Bir diğer değinmek istediğim konu geçtiğimiz hafta Beştepe’de düzenlenen Tarım ve Hayvancılık Şurası.

Tarım ve hayvancılık konusunda atılacak her adımı adımı değerli bulduğumuzu belirtmek istiyorum.

60 madde ortaya konulmuş halbuki 6 temel madde ortaya konsa bu mesele çözülecek!

Sormak istediğimiz soru şu bunun neticesinde bizim tarım ve hayvancılığımız gelişecek mi gelişmeyecek mi?

Eğer çiftçi ekip biçmiyorsa onu eker biçer hale getirmek lazım!

Sn. Cumhurbaşkanı konuşmasında ‘tarım meselesini milli güvenlik meselesi olduğu, dışa bağımlılığın en büyük tehlike olduğunu’ vurguladı.

Elbette bu noktada Sn. Erdoğan sonuna kadar haklı fakat kendisi bu konuda doğruyu söylüyor icraatı yanlış yapıyor.

Tarımda dışa bağımlılık bu iktidar döneminde patlama yaptı.

Türkiye kendi kendine yetebilen bir ülkeyken buğday ithal eder duruma getirildi.

Çiftçimiz avazı çıktığı kadar bağırıyor,

Gübre fiyatlarının geldiği nokta ortada tohumun geldiği fiyat ortada mazotun geldiği fiyat ortada. Çiftçimize Milli Hasılaya oranla 45 Milyar lira destek çıkılması gerekirken hazineden 22 Milyar lira pay ayrıldı.

Açıkça ifade etmek istiyorum ki bu zihniyet ile tarımın ayağa kalkması mümkün değildir.

GÜÇLÜ TÜRKİYE İÇİN 3’LÜ ÖNERİ

Ülkemizin durumu ortada yaşadığımız krizle alakalı bugüne kadar birçok öneride bulunduk bugün burada önerilerimizi yeniden tekrarlamak istiyorum.

Güçlü bir Türkiye için şu üç konuda acilen harekete geçilmesi gerekmektedir.
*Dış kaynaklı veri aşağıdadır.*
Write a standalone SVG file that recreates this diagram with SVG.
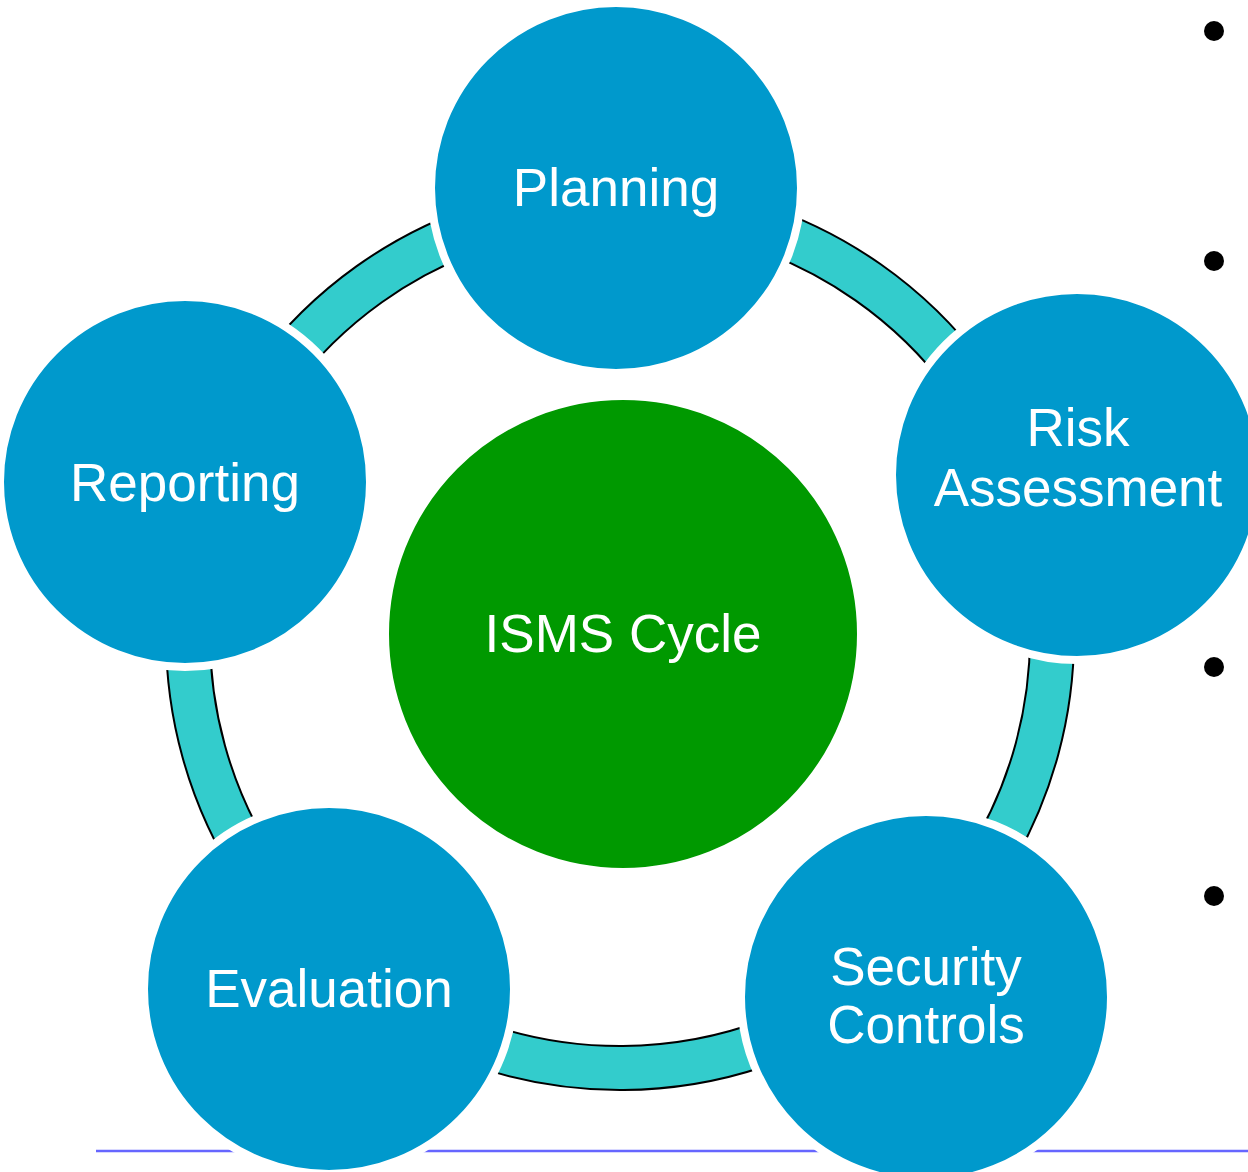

1-ADALET: Bir ülkede adalet yoksa o ülkede huzur da yoktur güven de yoktur umut da yoktur.

2-ÜRETİM: Bir ülkenin ekonomisi üretime dayanmıyorsa, o ülkede konjektürel rahatlamalar olsa da kalıcı bir refah düzeyi oluşturmak mümkün olmaz. Bunun da ilk şartı israf ve yolsuzluğun önlenmesidir.

3-ŞAHSİYETLİ DIŞ POLİTİKA: Bir ülkenin güçlü bir ekonomisi, güvenilir bir adaleti yoksa şahsiyetli bir dış politikası da olmaz. Bir o yana bir bu yana savrulur durursunuz, bir gün dost dediğinize düşman der bir gün düşman dediğinize dost demek zorunda kalırsınız.

Türkiye’nin bugün yaşadığı açmazda budur. Bu açmaz Saadet partisinin politika ve ilkeleriyle aşılabilir.”